**Task to carry out:**
Set down, exactly as written, the lines from the top of the data to the line that holds "const titleLines = ['Lockdown", and omit the pictures.

*-*-*

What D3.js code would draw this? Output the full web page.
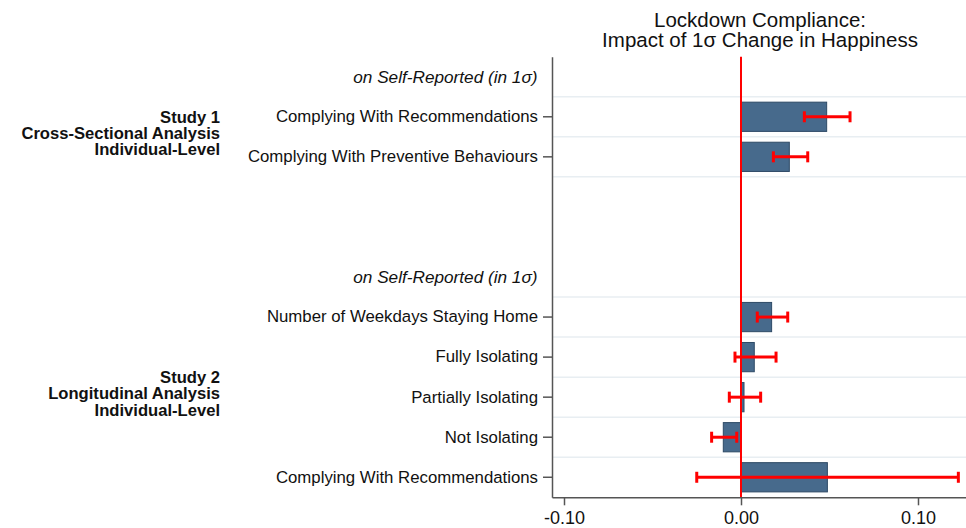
<!DOCTYPE html>
<html>
<head>
<meta charset="utf-8">
<script src="https://cdn.jsdelivr.net/npm/d3@7"></script>
<style>
  body { margin: 0; background: #fff; }
  svg { display: block; font-family: "Liberation Sans", Arial, sans-serif; }
</style>
</head>
<body>
<svg id="chart" width="966" height="528"></svg>
<script>
// rows from top to bottom, header rows and blank rows included
const rowLabels = [
  'on Self-Reported (in 1\u03c3)',
  'Complying With Recommendations',
  'Complying With Preventive Behaviours',
  '',
  '',
  'on Self-Reported (in 1\u03c3)',
  'Number of Weekdays Staying Home',
  'Fully Isolating',
  'Partially Isolating',
  'Not Isolating',
  'Complying With Recommendations'
]
const rowKinds = ['header', 'bar', 'bar', 'blank', 'blank', 'header', 'bar', 'bar', 'bar', 'bar', 'bar']

const estimates = [null, 0.0484, 0.0273, null, null, null, 0.0173, 0.0075, 0.0017, -0.0100, 0.0488]
const ciLow     = [null, 0.0358, 0.0183, null, null, null, 0.0092, -0.0034, -0.0066, -0.0166, -0.0250]
const ciHigh    = [null, 0.0616, 0.0377, null, null, null, 0.0264, 0.0198, 0.0111, -0.0024, 0.1228]

const groupLines = [
  ['Study 1', 'Cross-Sectional Analysis', 'Individual-Level'],
  ['Study 2', 'Longitudinal Analysis', 'Individual-Level']
]
const groupRows = [[1, 2], [6, 10]]

const xTicks = [-0.10, 0.00, 0.10]
const titleLines = ['Lockdown Compliance:', 'Impact of 1\u03c3 Change in Happiness']

const plot = { left: 552, right: 966, top: 56.7, bottom: 497.3 }
const colors = {
  bar: '#476a8c',
  barStroke: '#2e4a66',
  ci: '#ff0000',
  zero: '#ff0000',
  grid: '#e8eef2',
  axis: '#555555',
  text: '#111111'
}

const svg = d3.select('#chart')

const rowIndex = d3.range(rowLabels.length)

const x = d3.scaleLinear()
    .domain([-0.10678, 0.12712])
    .range([plot.left, plot.right])

const y = d3.scaleBand()
    .domain(rowIndex)
    .range([plot.top, plot.bottom])

const rowCenter = (i) => y(i) + y.bandwidth() / 2
const barRows = rowIndex.filter((i) => rowKinds[i] == 'bar')

// grid lines at the borders of every bar row
const gridYs = Array.from(new Set(barRows.flatMap((i) => [y(i), y(i) + y.bandwidth()])))
    .filter((v) => Math.abs(v - plot.bottom) > 1)

svg.append('g')
    .attr('class', 'grid')
  .selectAll('line')
  .data(gridYs)
  .enter().append('line')
    .attr('x1', plot.left)
    .attr('x2', plot.right)
    .attr('y1', (d) => d)
    .attr('y2', (d) => d)
    .attr('stroke', colors.grid)
    .attr('stroke-width', 1.5)

// bars
const barH = y.bandwidth() * 0.73
svg.append('g')
    .attr('class', 'bars')
  .selectAll('rect')
  .data(barRows)
  .enter().append('rect')
    .attr('x', (i) => x(Math.min(0, estimates[i])))
    .attr('width', (i) => Math.abs(x(estimates[i]) - x(0)))
    .attr('y', (i) => rowCenter(i) - barH / 2)
    .attr('height', barH)
    .attr('fill', colors.bar)
    .attr('stroke', colors.barStroke)
    .attr('stroke-width', 1)

// zero line
svg.append('line')
    .attr('x1', x(0))
    .attr('x2', x(0))
    .attr('y1', plot.top)
    .attr('y2', plot.bottom)
    .attr('stroke', colors.zero)
    .attr('stroke-width', 2)

// confidence intervals
const ci = svg.append('g')
    .attr('class', 'ci')
  .selectAll('g')
  .data(barRows)
  .enter().append('g')
    .attr('stroke', colors.ci)
    .attr('stroke-width', 3)

ci.append('line')
    .attr('x1', (i) => x(ciLow[i]))
    .attr('x2', (i) => x(Math.min(ciHigh[i], x.domain()[1])))
    .attr('y1', rowCenter)
    .attr('y2', rowCenter)

ci.selectAll('line.cap')
  .data((i) => [ciLow[i], ciHigh[i]].map((v) => ({ v: v, row: i })))
  .enter().append('line')
    .attr('class', 'cap')
    .attr('x1', (d) => x(d.v))
    .attr('x2', (d) => x(d.v))
    .attr('y1', (d) => rowCenter(d.row) - 5.5)
    .attr('y2', (d) => rowCenter(d.row) + 5.5)

// y axis
const yAxis = svg.append('g')
    .attr('transform', `translate(${plot.left},0)`)
    .call(d3.axisLeft(y)
        .tickValues(barRows)
        .tickFormat((i) => rowLabels[i])
        .tickSize(9)
        .tickSizeOuter(0)
        .tickPadding(5))

yAxis.select('.domain').attr('stroke', colors.axis).attr('stroke-width', 1.5)
yAxis.selectAll('.tick line').attr('stroke', colors.axis).attr('stroke-width', 1.5)
yAxis.selectAll('.tick text')
    .attr('font-size', 16.8)
    .attr('font-family', '"Liberation Sans", Arial, sans-serif')
    .attr('fill', colors.text)

// header rows
svg.append('g')
  .selectAll('text')
  .data(rowIndex.filter((i) => rowKinds[i] == 'header'))
  .enter().append('text')
    .attr('x', plot.left - 14.5)
    .attr('y', (i) => rowCenter(i))
    .attr('dy', '0.34em')
    .attr('text-anchor', 'end')
    .attr('font-size', 17.2)
    .attr('font-style', 'italic')
    .attr('fill', colors.text)
    .text((i) => rowLabels[i])

// group labels
const lineGap = 16.3
svg.append('g')
  .selectAll('text')
  .data(groupLines)
  .enter().append('text')
    .attr('text-anchor', 'end')
    .attr('font-size', 16.6)
    .attr('font-weight', 'bold')
    .attr('fill', colors.text)
    .attr('transform', (d, g) => {
        const mid = (rowCenter(groupRows[g][0]) + rowCenter(groupRows[g][1])) / 2 - 3.5
        return `translate(220,${mid - lineGap * (d.length - 1) / 2})`
    })
  .selectAll('tspan')
  .data((d) => d)
  .enter().append('tspan')
    .attr('x', 0)
    .attr('y', (d, i) => i * lineGap)
    .attr('dy', '0.35em')
    .text((d) => d)

// x axis
const xAxis = svg.append('g')
    .attr('transform', `translate(0,${plot.bottom})`)
    .call(d3.axisBottom(x)
        .tickValues(xTicks)
        .tickFormat((d) => d3.format('.2f')(d).replace('\u2212', '-'))
        .tickSize(8)
        .tickSizeOuter(0)
        .tickPadding(6))

xAxis.select('.domain').attr('stroke', colors.axis).attr('stroke-width', 1.5)
xAxis.selectAll('.tick line').attr('stroke', colors.axis).attr('stroke-width', 1.5)
xAxis.selectAll('.tick text')
    .attr('font-size', 18)
    .attr('font-family', '"Liberation Sans", Arial, sans-serif')
    .attr('fill', colors.text)

// title
svg.append('text')
    .attr('text-anchor', 'middle')
    .attr('font-size', 20.5)
    .attr('fill', colors.text)
    .attr('transform', `translate(${(plot.left + plot.right) / 2 + 1},0)`)
  .selectAll('tspan')
  .data(titleLines)
  .enter().append('tspan')
    .attr('x', 0)
    .attr('y', (d, i) => 26.5 + i * 20)
    .text((d) => d)
</script>
</body>
</html>
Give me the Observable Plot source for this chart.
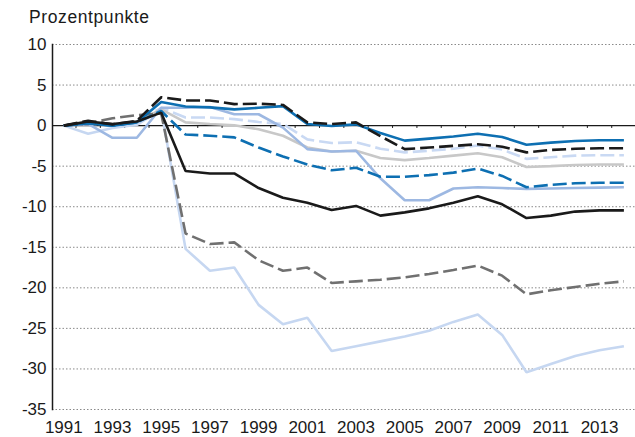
<!DOCTYPE html>
<html><head><meta charset="utf-8">
<script src="https://cdn.jsdelivr.net/npm/d3@7"></script>
<script src="https://cdn.jsdelivr.net/npm/@observablehq/plot@0.6"></script>
<style>
html,body{margin:0;padding:0;background:#fff;}
#title{height:30px;position:relative;font-family:"Liberation Sans",Arial,sans-serif;font-size:17.5px;letter-spacing:0.6px;color:#1a1a1a;}
#title span{position:absolute;left:29px;top:9px;line-height:17px;white-space:nowrap;}
svg{display:block;}
</style>
</head><body>
<div id="title"><span>Prozentpunkte</span></div>
<div id="chart"></div>
<script>
const years = d3.range(1991, 2015);
const xTickYears = [1991,1993,1995,1997,1999,2001,2003,2005,2007,2009,2011,2013];
const yTicks = [-35,-30,-25,-20,-15,-10,-5,0,5,10];

const veryLightBlue = [0,-1.0,-0.3,0.1,2.0,-15.2,-17.9,-17.5,-22.1,-24.5,-23.7,-27.8,-27.2,-26.6,-26.0,-25.3,-24.2,-23.3,-25.8,-30.4,-29.4,-28.4,-27.7,-27.2];
const lightBlueDashed = [0,0.2,0.1,0.5,2.2,1.0,1.0,0.8,0.45,0.2,-1.7,-2.15,-2.05,-2.85,-3.3,-3.1,-2.85,-2.45,-2.95,-4.1,-3.9,-3.7,-3.65,-3.65];
const lightGray = [0,0.3,0.1,0.5,2.0,0.4,0.2,0.05,-0.45,-1.25,-2.7,-3.2,-3.1,-4.0,-4.25,-4.0,-3.7,-3.4,-3.9,-5.1,-5.0,-4.85,-4.8,-4.8];
const mediumBlue = [0,0.2,-1.5,-1.5,2.2,2.2,2.3,1.4,1.4,-0.25,-2.9,-3.2,-3.1,-6.5,-9.2,-9.2,-7.75,-7.6,-7.7,-7.8,-7.75,-7.7,-7.65,-7.6];
const darkGrayDashed = [0,0.3,0.9,1.3,1.5,-13.3,-14.6,-14.4,-16.6,-17.9,-17.5,-19.4,-19.2,-19.0,-18.7,-18.3,-17.8,-17.25,-18.5,-20.8,-20.3,-19.9,-19.5,-19.2];
const darkBlueDashed = [0,0.3,0,0.4,1.8,-1.1,-1.25,-1.45,-2.7,-3.8,-4.8,-5.5,-5.2,-6.3,-6.3,-6.1,-5.8,-5.3,-6.2,-7.6,-7.3,-7.1,-7.05,-7.05];
const darkBlueSolid = [0,0.3,0,0.4,2.9,2.35,2.25,2.0,2.2,2.4,0.2,-0.05,0.15,-0.9,-1.85,-1.6,-1.35,-1.0,-1.4,-2.35,-2.1,-1.9,-1.8,-1.8];
const blackDashed = [0,0.6,0.15,0.6,3.5,3.1,3.1,2.65,2.7,2.55,0.4,0.2,0.4,-1.3,-2.9,-2.7,-2.5,-2.3,-2.6,-3.3,-3.0,-2.85,-2.8,-2.8];
const blackSolid = [0,0.5,0.2,0.5,1.6,-5.6,-5.9,-5.9,-7.7,-8.9,-9.5,-10.4,-9.9,-11.1,-10.7,-10.2,-9.5,-8.7,-9.7,-11.4,-11.1,-10.6,-10.45,-10.45];

const series = [
  {values: veryLightBlue, color: "#c6d7f1", dash: null},
  {values: lightBlueDashed, color: "#c9d9f3", dash: "14,5"},
  {values: lightGray, color: "#c8c8c8", dash: null},
  {values: mediumBlue, color: "#9db8e2", dash: null},
  {values: darkGrayDashed, color: "#707070", dash: "14,5"},
  {values: darkBlueDashed, color: "#0d6fb2", dash: "14,5"},
  {values: darkBlueSolid, color: "#0d6fb2", dash: null},
  {values: blackDashed, color: "#1a1a1a", dash: "14,5"},
  {values: blackSolid, color: "#1a1a1a", dash: null}
];

const halfYears = d3.range(1991.5, 2014, 1);

const lineMarks = series.map(s => Plot.line(
  years.map((y, i) => ({year: y, value: s.values[i]})),
  {x: "year", y: "value", stroke: s.color, strokeWidth: 2.6, strokeDasharray: s.dash || undefined, strokeLinejoin: "miter", strokeLinecap: "butt"}
));

const chart = Plot.plot({
  width: 635,
  height: 407,
  marginLeft: 52,
  marginRight: 0,
  marginTop: 14,
  marginBottom: 28,
  style: {fontFamily: "Liberation Sans, Arial, sans-serif", fontSize: "17px", color: "#1a1a1a", background: "#fff"},
  x: {domain: [1991, 2014], range: [63.3, 623.4], label: null},
  y: {domain: [-35, 10], label: null},
  marks: [
    Plot.ruleY(yTicks.filter(d => d !== 0), {stroke: "#8a8a8a", strokeWidth: 1, strokeDasharray: "1.5,2"}),
    Plot.ruleY([0], {stroke: "#1a1a1a", strokeWidth: 1.2}),
    Plot.ruleX(halfYears, {y1: 0, y2: -0.35, stroke: "#1a1a1a", strokeWidth: 1}),
    Plot.frame({anchor: "left", stroke: "#1a1a1a", strokeWidth: 1.5}),
    Plot.axisY({ticks: yTicks, tickSize: 0, tickPadding: 6, tickFormat: d => String(d), label: null}),
    Plot.axisX({ticks: xTickYears, tickSize: 0, tickPadding: 11, tickFormat: d => String(d), label: null}),
    ...lineMarks
  ]
});
document.getElementById("chart").appendChild(chart);
</script>
</body></html>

*-*-*

**Exercise solution:**
What D3.js code would draw this? Output the full web page.
<!DOCTYPE html>
<html>
<head>
<meta charset="utf-8">
<script src="https://cdn.jsdelivr.net/npm/d3@7"></script>
<style>
  body { margin: 0; background: #fff; }
  svg { display: block; font-family: "Liberation Sans", Arial, sans-serif; }
</style>
</head>
<body>
<svg id="chart" width="966" height="528"></svg>
<script>
// rows from top to bottom, header rows and blank rows included
const rowLabels = [
  'on Self-Reported (in 1\u03c3)',
  'Complying With Recommendations',
  'Complying With Preventive Behaviours',
  '',
  '',
  'on Self-Reported (in 1\u03c3)',
  'Number of Weekdays Staying Home',
  'Fully Isolating',
  'Partially Isolating',
  'Not Isolating',
  'Complying With Recommendations'
]
const rowKinds = ['header', 'bar', 'bar', 'blank', 'blank', 'header', 'bar', 'bar', 'bar', 'bar', 'bar']

const estimates = [null, 0.0484, 0.0273, null, null, null, 0.0173, 0.0075, 0.0017, -0.0100, 0.0488]
const ciLow     = [null, 0.0358, 0.0183, null, null, null, 0.0092, -0.0034, -0.0066, -0.0166, -0.0250]
const ciHigh    = [null, 0.0616, 0.0377, null, null, null, 0.0264, 0.0198, 0.0111, -0.0024, 0.1228]

const groupLines = [
  ['Study 1', 'Cross-Sectional Analysis', 'Individual-Level'],
  ['Study 2', 'Longitudinal Analysis', 'Individual-Level']
]
const groupRows = [[1, 2], [6, 10]]

const xTicks = [-0.10, 0.00, 0.10]
const titleLines = ['Lockdown Compliance:', 'Impact of 1\u03c3 Change in Happiness']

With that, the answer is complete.